The announced Virgin Atlantic Airways withdrawal from Saint Lucia continues to generate feedback from the opposition Saint Lucia Labour Party, most recently from Alva Baptiste, the party’s first deputy leader.
Although he did not chastise the government for refusing to accede to the airline’s request Baptiste nevertheless said that government should have established a framework for a more structured dialogue with all stakeholders in order to comprehend this potential loss and related ramifications, and proffer appropriate solutions.
Prior to Baptiste, Castries South parliamentarian Dr. Ernest Hilaire took up the subject which drew a response from Tourism Minister Dominic Fedee (See the August 6, 2019 issue of The VOICE to read Fedee’s response). Hilaire responded to Fedee, a discourse that delved into the amount of money Prime Minister Allen Chastanet was allotted when he was tourism minister under the Stephenson King led administration.
At this week’s meeting it was the turn of Baptiste who declined to comment directly on whether he felt government should have accepted Virgin Atlantic’s proposal of a government subsidy of US$2.5 million per year for three years. However the party’s first deputy leader noted after perusing the airline’s website if Virgin Atlantic had to continue operating the Saint Lucia – London route it would be in need of support and hence the reason it approached the Prime Minister and others for such a support.
“But it is not something you just say to Virgin, yes, I will give you US$2.5 million. I think we need to do the necessary analysis to arrive at a decision. Involve all the stakeholders to make a final determination as to how you respond to that situation. You do not walk into negotiations with an airline based on your gut feeling without analysis,” Baptiste said.
Referring to what he claimed are the realities in the airline industry Baptiste said such an industry is not a shop where beers are sold and if half a case is sold today then the other half could be sold tomorrow.
“It is not like that with the airline industry. If you have 400 seats and you sell 200 seats, once the aircraft moves from the UK to Saint Lucia you cannot sell the empty seats tomorrow. The reality in the airline industry is that its profitability is not like other industries. Its marginal and cyclical,” Baptiste said, noting that over the last few decades, five to six years of reasonable profits is what would be witnessed in the airline industry, followed by two to four years of declining profits and in many cases, losses.
The SLP’s first deputy leader said Virgin Atlantic’s daily flights into Hewanorra International Airport adds value to Saint Lucia as a tourist destination.

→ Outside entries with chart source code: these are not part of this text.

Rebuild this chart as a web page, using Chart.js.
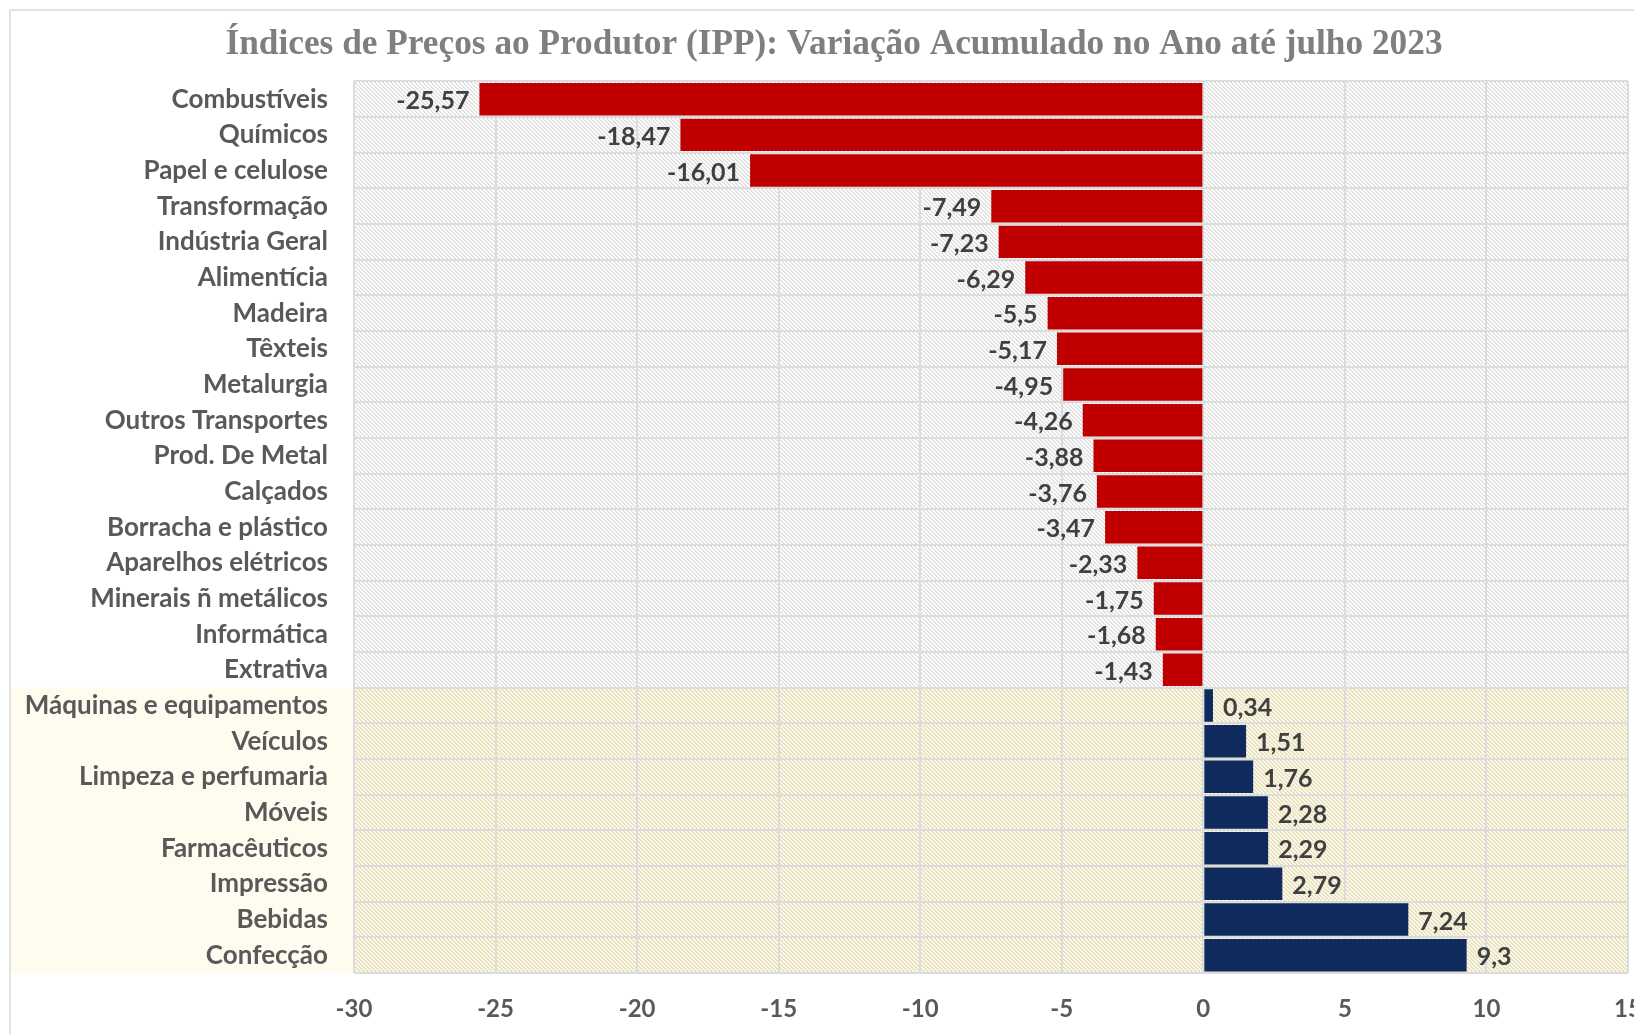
<!DOCTYPE html>
<html>
<head>
<meta charset="utf-8">
<script src="https://cdn.jsdelivr.net/npm/chart.js@4.4.0/dist/chart.umd.min.js"></script>
<style>
  html, body { margin: 0; padding: 0; background: #ffffff; overflow: hidden; }
  #wrap { position: absolute; left: 0; top: 0; }
  canvas { display: block; }
</style>
</head>
<body>
<div id="wrap"><canvas id="c" width="1668" height="1050"></canvas></div>
<script>
const titleText = 'Índices de Preços ao Produtor (IPP): Variação Acumulado no Ano até julho 2023';
const categories = ['Combustíveis','Químicos','Papel e celulose','Transformação','Indústria Geral','Alimentícia','Madeira','Têxteis','Metalurgia','Outros Transportes','Prod. De Metal','Calçados','Borracha e plástico','Aparelhos elétricos','Minerais ñ metálicos','Informática','Extrativa','Máquinas e equipamentos','Veículos','Limpeza e perfumaria','Móveis','Farmacêuticos','Impressão','Bebidas','Confecção'];
const values = [-25.57,-18.47,-16.01,-7.49,-7.23,-6.29,-5.5,-5.17,-4.95,-4.26,-3.88,-3.76,-3.47,-2.33,-1.75,-1.68,-1.43,0.34,1.51,1.76,2.28,2.29,2.79,7.24,9.3];
const xMin = -30, xMax = 15, xStep = 5;

const RED = '#c00000', NAVY = '#0f2a5c';
const canvas = document.getElementById('c');
const ctx = canvas.getContext('2d');

function makePattern(bg, fg) {
  const c = document.createElement('canvas');
  c.width = 4; c.height = 4;
  const g = c.getContext('2d');
  g.fillStyle = bg; g.fillRect(0, 0, 4, 4);
  g.fillStyle = fg;
  for (let i = 0; i < 4; i++) { g.fillRect(i, i, 1, 1); g.fillRect((i + 1) % 4, i, 1, 1); }
  return ctx.createPattern(c, 'repeat');
}
const grayHatch = makePattern('#ffffff', '#e2e2e2');
const creamHatch = makePattern('#fefaea', '#e8e0c2');

const backgroundPlugin = {
  id: 'bgHatch',
  afterLayout(chart) {
    // let the category labels use the full left margin (no clipping at the layout padding)
    chart.scales.y.left = 0;
  },
  beforeDraw(chart) {
    const c = chart.ctx, a = chart.chartArea, y = chart.scales.y;
    c.save();
    c.fillStyle = '#ffffff';
    c.fillRect(0, 0, chart.width, chart.height);
    const half = Math.abs(y.getPixelForValue(1) - y.getPixelForValue(0)) / 2;
    values.forEach((v, i) => {
      const cy = y.getPixelForValue(i);
      c.fillStyle = v < 0 ? grayHatch : creamHatch;
      c.fillRect(a.left, cy - half, a.right - a.left, 2 * half);
      if (v >= 0) {
        c.fillStyle = '#fffbee';
        c.fillRect(11, cy - half, a.left - 11, 2 * half);
      }
    });
    c.strokeStyle = '#d9d9d9';
    c.lineWidth = 1.5;
    c.strokeRect(10, 10, chart.width - 20, chart.height - 10);
    c.restore();
  }
};

const labelPlugin = {
  id: 'valueLabels',
  afterDatasetsDraw(chart) {
    const c = chart.ctx;
    const meta = chart.getDatasetMeta(0);
    c.save();
    c.font = 'bold 25px Lato';
    c.fillStyle = '#404040';
    c.textBaseline = 'middle';
    meta.data.forEach((el, i) => {
      const v = values[i];
      const txt = String(v).replace('.', ',');
      if (v < 0) { c.textAlign = 'right'; c.fillText(txt, el.x - 10, el.y + 2); }
      else { c.textAlign = 'left'; c.fillText(txt, el.x + 10, el.y + 2); }
    });
    c.restore();
  }
};

new Chart(ctx, {
  type: 'bar',
  data: {
    labels: categories,
    datasets: [{
      data: values,
      backgroundColor: values.map(v => v < 0 ? RED : NAVY),
      borderWidth: 0,
      categoryPercentage: 1.0,
      barPercentage: 0.91
    }]
  },
  options: {
    indexAxis: 'y',
    responsive: false,
    devicePixelRatio: 1,
    animation: false,
    layout: { padding: { left: 40, right: 40, top: 0, bottom: 0 } },
    plugins: {
      legend: { display: false },
      tooltip: { enabled: false },
      title: {
        display: true,
        text: titleText,
        color: '#7f7f7f',
        font: { family: 'Liberation Serif', size: 35.3, weight: 'bold' },
        padding: { top: 24, bottom: 15 }
      }
    },
    scales: {
      x: {
        min: xMin, max: xMax,
        ticks: { stepSize: xStep, color: '#595959', font: { family: 'Lato', size: 24, weight: 'bold' }, padding: 22 },
        grid: { color: '#dcdcdc', lineWidth: 2, drawTicks: false },
        border: { display: false },
        afterFit(scale) { scale.height = 1050 - 973; }
      },
      y: {
        ticks: { color: '#595959', font: { family: 'Lato', size: 26, weight: 'bold' }, padding: 26, autoSkip: false },
        grid: { color: '#dcdcdc', lineWidth: 2, drawTicks: false, offset: true },
        border: { display: false },
        afterFit(scale) { scale.width = 314; }
      }
    }
  },
  plugins: [backgroundPlugin, labelPlugin]
});
</script>
</body>
</html>
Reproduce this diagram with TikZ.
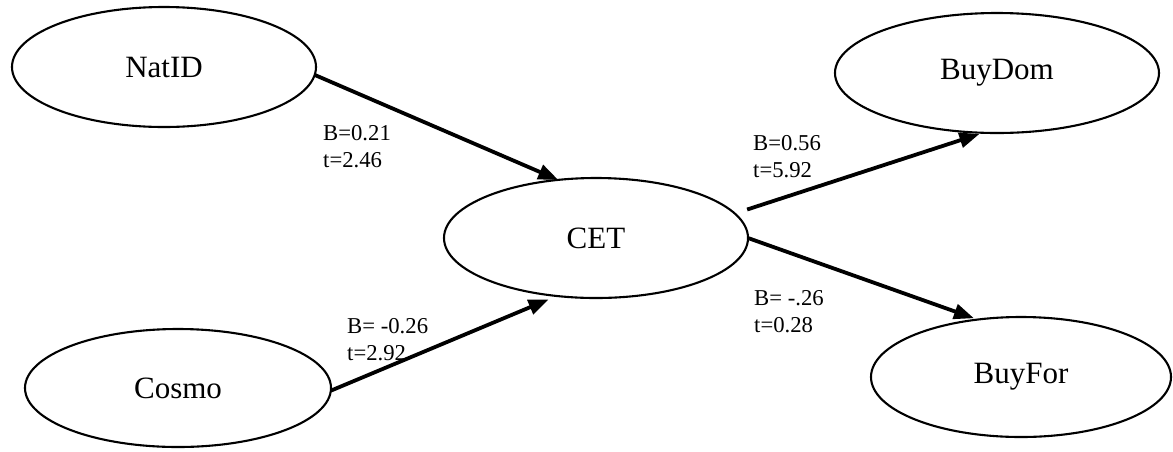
\documentclass[tikz,border=0pt]{standalone}
\usepackage{fontspec}
\setmainfont{Liberation Serif}
\usetikzlibrary{shapes.geometric,arrows.meta}
\begin{document}
\begin{tikzpicture}[x=1pt,y=-1pt,
  var/.style={ellipse,draw,line width=2.1pt,inner sep=0pt,outer sep=0pt,
    font=\fontsize{31}{36}\selectfont},
  path/.style={line width=3.8pt,-{Triangle[length=20pt,width=15pt]}},
  lbl/.style={anchor=north west,inner sep=0pt,align=left,
    font=\fontsize{22.7}{27}\selectfont}]
\useasboundingbox (0,0) rectangle (1173,451);
\node[var,minimum width=304pt,minimum height=120pt] (NatID) at (164,67) {NatID};
\node[var,minimum width=324pt,minimum height=120pt] (BuyDom) at (997,73) {BuyDom};
\node[var,minimum width=304pt,minimum height=120pt] (CET) at (596,238) {CET};
\node[var,minimum width=306pt,minimum height=118pt] (Cosmo) at (178,388) {Cosmo};
\node[var,minimum width=300pt,minimum height=120pt] (BuyFor) at (1021,377) {BuyFor};

\draw[path] (NatID.-3) -- (CET.123);
\draw[path,shorten >=9pt] (Cosmo.-1) -- (CET.-124);
\draw[path,shorten <=13pt,shorten >=4pt] (CET.10) -- (BuyDom.-103);
\draw[path,shorten >=4pt] (CET.0) -- (BuyFor.127);

\node[lbl] (l1) at (323,125) {B=0.21\\t=2.46};
\node[lbl] (l2) at (753,135) {B=0.56\\t=5.92};
\node[lbl] (l3) at (347,318) {B= -0.26\\t=2.92};
\node[lbl] (l4) at (754,290) {B= -.26\\t=0.28};
\end{tikzpicture}
\end{document}
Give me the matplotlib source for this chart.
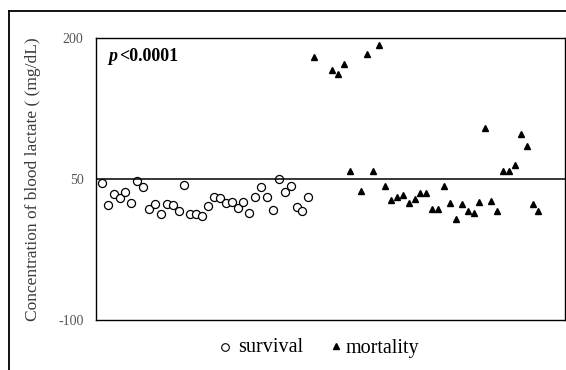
import matplotlib
matplotlib.use('Agg')
import matplotlib.pyplot as plt
from matplotlib.lines import Line2D

# sample index (position along x) and blood lactate value (mg/dL)
survival_x = list(range(1, 37))
survival_y = [46, 22, 34, 30, 36, 25, 48, 42, 18, 23, 13, 23, 22, 16, 44, 13, 13, 11,
              21, 31, 30, 24, 26, 19, 26, 14, 31, 41, 31, 17, 50, 36, 43, 20, 16, 31]

mortality_x = [37, 40, 41, 42, 43, 45, 46, 47, 48, 49, 50, 51, 52, 53, 54, 55, 56, 57,
               58, 59, 60, 61, 62, 63, 64, 65, 66, 67, 68, 69, 70, 71, 72, 73, 74, 75]
mortality_y = [180, 166, 162, 172, 58, 37, 183, 58, 193, 43, 28, 31, 33, 24, 29, 35, 35, 18,
               18, 43, 25, 7, 23, 16, 14, 26, 104, 27, 16, 58, 59, 65, 98, 85, 23, 16]

yticks = [-100, 50, 200]
cutoff = 50

plt.rcParams['font.family'] = ['Liberation Serif', 'DejaVu Serif']
plt.rcParams['axes.unicode_minus'] = False

fig = plt.figure(figsize=(5.66, 3.70), dpi=100)
ax = fig.add_axes([96/566, 1-320/370, (565-96)/566, (320-38)/370])

ax.plot(survival_x, survival_y, 'o', ms=5.8, mfc='white', mec='black', mew=0.9, ls='none')
ax.plot(mortality_x, mortality_y, '^', ms=5.0, color='black', ls='none')
ax.axhline(cutoff, color='black', lw=1.1)

ax.set_xlim(0, 79.5)
ax.set_ylim(-100, 200)
ax.set_xticks([])
ax.set_yticks(yticks)
ax.tick_params(axis='y', length=0, pad=9, labelsize=10, labelcolor='#555555')
for s in ax.spines.values():
    s.set_linewidth(1.0)

ax.set_ylabel('Concentration of blood lactate ( (mg/dL)', fontsize=12.5, color='#3a3a3a', labelpad=12)

# p value
t1 = ax.text(0.027, 0.933, 'p', transform=ax.transAxes, fontsize=13, fontweight='bold',
             fontstyle='italic', va='center', ha='left')
ax.annotate('<0.0001', xy=(1, 0.5), xycoords=t1, xytext=(1, 0), textcoords='offset points',
            fontsize=13, fontweight='bold', va='center', ha='left')

# legend below the plot
fig.add_artist(Line2D([225/566], [1-347/370], marker='o', ms=5.5, mfc='white', mec='black', mew=0.8))
fig.text(238/566, 1-348/370, 'survival', fontsize=14.5, va='center', ha='left')
fig.add_artist(Line2D([336/566], [1-346/370], marker='^', ms=4, color='black'))
fig.text(346/566, 1-348/370, 'mortality', fontsize=14.5, va='center', ha='left')

# outer frame (top and left edges)
fig.add_artist(Line2D([9/566, 1], [1-11/370, 1-11/370], color='black', lw=1.3))
fig.add_artist(Line2D([9/566, 9/566], [1-11/370, 0], color='black', lw=1.3))

plt.savefig('out.png', dpi=100)
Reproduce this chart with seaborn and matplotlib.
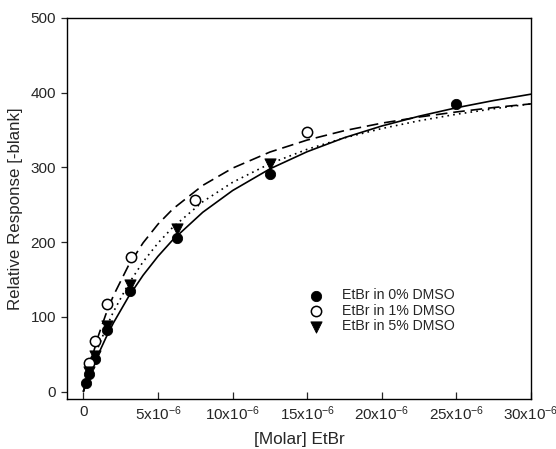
import numpy as np
import pandas as pd
import matplotlib
matplotlib.use("Agg")
import matplotlib.pyplot as plt
import seaborn as sns

# ---- data (concentrations in micromolar, converted to molar below) ----
x0 = [0.195, 0.39, 0.78, 1.56, 3.125, 6.25, 12.5, 25.0]
y0 = [11, 23, 44, 83, 135, 205, 291, 385]
x1 = [0.39, 0.78, 1.56, 3.2, 7.5, 15.0]
y1 = [38, 68, 117, 180, 257, 347]
x5 = [0.39, 0.78, 1.56, 3.125, 6.25, 12.5]
y5 = [26, 48, 88, 142, 217, 305]

# fitted curves
cx = [0, 0.2, 0.5, 1, 1.5, 2, 3, 4, 5, 6, 8, 10, 12.5, 15, 17.5, 20, 22.5, 25, 27.5, 30]
c0 = [0, 10.8, 26.3, 50.0, 71.6, 91.4, 126.0, 155.6, 181.0, 203.2, 239.9, 269.0, 298.0,
      321.0, 339.8, 355.4, 368.5, 379.8, 389.5, 398.0]
c1 = [0, 17.2, 40.6, 74.5, 103.1, 127.8, 167.8, 199.0, 224.0, 244.4, 275.9, 299.0, 320.5,
      336.6, 349.2, 359.2, 367.4, 374.2, 380.1, 385.0]
c5 = [0, 13.3, 31.9, 59.8, 84.4, 106.2, 143.3, 173.6, 198.7, 220.0, 254.0, 280.0, 305.0,
      324.2, 339.5, 352.0, 362.4, 371.1, 378.5, 385.0]

labels = ["EtBr in 0% DMSO", "EtBr in 1% DMSO", "EtBr in 5% DMSO"]
xticks = [0, 5, 10, 15, 20, 25, 30]
xticklabels = ["0"] + [r"%dx10$^{-6}$" % v for v in xticks[1:]]
yticks = [0, 100, 200, 300, 400, 500]

sns.set_style("ticks")
plt.rcParams["font.family"] = ["Liberation Sans", "DejaVu Sans"]
plt.rcParams["mathtext.fontset"] = "custom"
plt.rcParams["mathtext.rm"] = "Liberation Sans"
plt.rcParams["mathtext.it"] = "Liberation Sans:italic"
plt.rcParams["mathtext.bf"] = "Liberation Sans:bold"
plt.rcParams["mathtext.default"] = "regular"

pts = pd.concat([
    pd.DataFrame({"x": np.array(x0) * 1e-6, "y": y0, "s": labels[0]}),
    pd.DataFrame({"x": np.array(x1) * 1e-6, "y": y1, "s": labels[1]}),
    pd.DataFrame({"x": np.array(x5) * 1e-6, "y": y5, "s": labels[2]}),
])
curves = pd.concat([
    pd.DataFrame({"x": np.array(cx) * 1e-6, "y": c0, "s": labels[0]}),
    pd.DataFrame({"x": np.array(cx) * 1e-6, "y": c1, "s": labels[1]}),
    pd.DataFrame({"x": np.array(cx) * 1e-6, "y": c5, "s": labels[2]}),
])

fig = plt.figure(figsize=(5.56, 4.49), dpi=100)
ax = fig.add_axes([0.1205, 0.1114, 0.8345, 0.8486])

styles = {labels[0]: None, labels[1]: (7, 3.5), labels[2]: (1, 2.5)}
for lab in labels:
    d = curves[curves["s"] == lab]
    sns.lineplot(data=d, x="x", y="y", color="black", lw=1.2, ax=ax,
                 legend=False, estimator=None, sort=False)
    line = ax.lines[-1]
    if styles[lab] is not None:
        line.set_dashes(styles[lab])

d = pts[pts["s"] == labels[0]]
sns.scatterplot(data=d, x="x", y="y", marker="o", s=55, color="black",
                edgecolor="black", ax=ax, label=labels[0], zorder=5)
d = pts[pts["s"] == labels[1]]
sns.scatterplot(data=d, x="x", y="y", marker="o", s=55, facecolor="white",
                edgecolor="black", linewidth=1.1, ax=ax, label=labels[1], zorder=5)
d = pts[pts["s"] == labels[2]]
sns.scatterplot(data=d, x="x", y="y", marker="v", s=65, color="black",
                edgecolor="black", ax=ax, label=labels[2], zorder=5)

ax.set_xlim(-1.1e-6, 30e-6)
ax.set_ylim(-10, 500)
ax.set_xticks([v * 1e-6 for v in xticks])
ax.set_xticklabels(xticklabels, fontsize=11)
ax.set_yticks(yticks)
ax.set_yticklabels([str(v) for v in yticks], fontsize=11)
ax.tick_params(axis="x", direction="in", length=5, width=0.9, pad=4)
ax.tick_params(axis="y", direction="out", length=4, width=0.9, pad=4)
for sp in ax.spines.values():
    sp.set_visible(True)
    sp.set_linewidth(1.0)
    sp.set_color("black")

ax.set_xlabel("[Molar] EtBr", fontsize=12.3, labelpad=6.5)
ax.set_ylabel("Relative Response [-blank]", fontsize=12.2, labelpad=5)

leg = ax.legend(loc="upper left", bbox_to_anchor=(0.51, 0.305), frameon=False,
                fontsize=10.2, handletextpad=1.3, labelspacing=0.1,
                borderaxespad=0, handlelength=1.0)

fig.savefig("out.png", dpi=100)
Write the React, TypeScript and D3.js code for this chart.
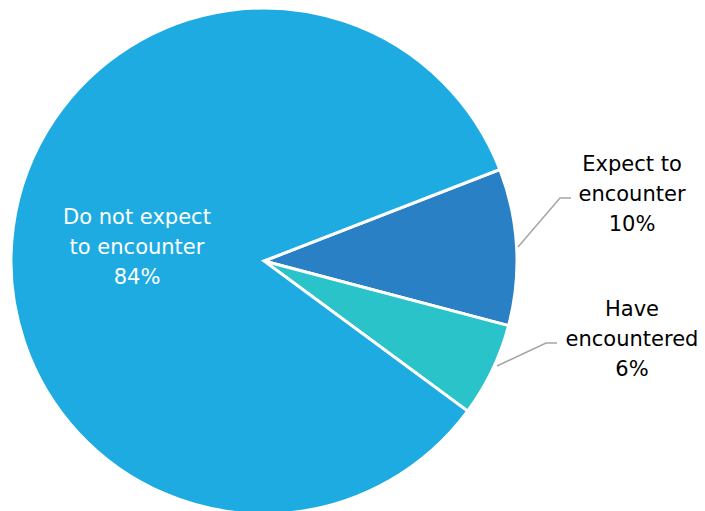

“Given that Virgin Atlantic’s daily operations into Saint Lucia contributes to the island’s economic development and given that the withdrawal of Virgin Atlantic from Saint Lucia will result in reduced passenger numbers, which will impact negatively on revenues, hotel occupancy, demand for taxi service and other direct spending in the local economy, the Allen Chastanet led administration should establish a framework for a more structured dialogue with all stakeholders in order to comprehend this potential loss, in all of its ramifications and to proffer appropriate solutions,” Baptiste said.
He said the Virgin Atlantic withdrawal is even more serious when viewed from the lens of the Hewanorra International Airport Redevelopment Project given the heavy borrowing for the venture.
“We cannot afford to be casual about this matter as it can precipitate a major financial and economic problem in Saint Lucia. This is why we have made it abundantly clear that while airports are a major part of a country’s infrastructure and foster economic activities by encouraging international commerce and tourism and generate employment, airlines are the ones that determine the demands for air travel,” Baptiste said.
However, Tourism Minister Dominic Fedee is singing a somewhat different tune to that of the Labour Party stalwarts. He is optimistic that Virgin Atlantic’s departure from Saint Lucia will not impact the economy negatively.
Fedee told reporters Thursday that Saint Lucia is a strong destination and that a British carrier has already announced it would be bringing an extra 7000 seats into Saint Lucia.
“Those 7000 seats will add to an estimate which we have done which suggested that we have 18,000 seats in unused capacity from UK carriers coming to Saint Lucia. It means therefore that we are very close to closing the Virgin (Atlantic Airways) gap, or are very close to closing any shortfall that may have come about by the reduced seats coming from the planned Virgin Atlantic departure from our destination. This is very good news. We are well ahead of schedule in terms of insuring that we cushion the blow as much as possible,” Fedee said.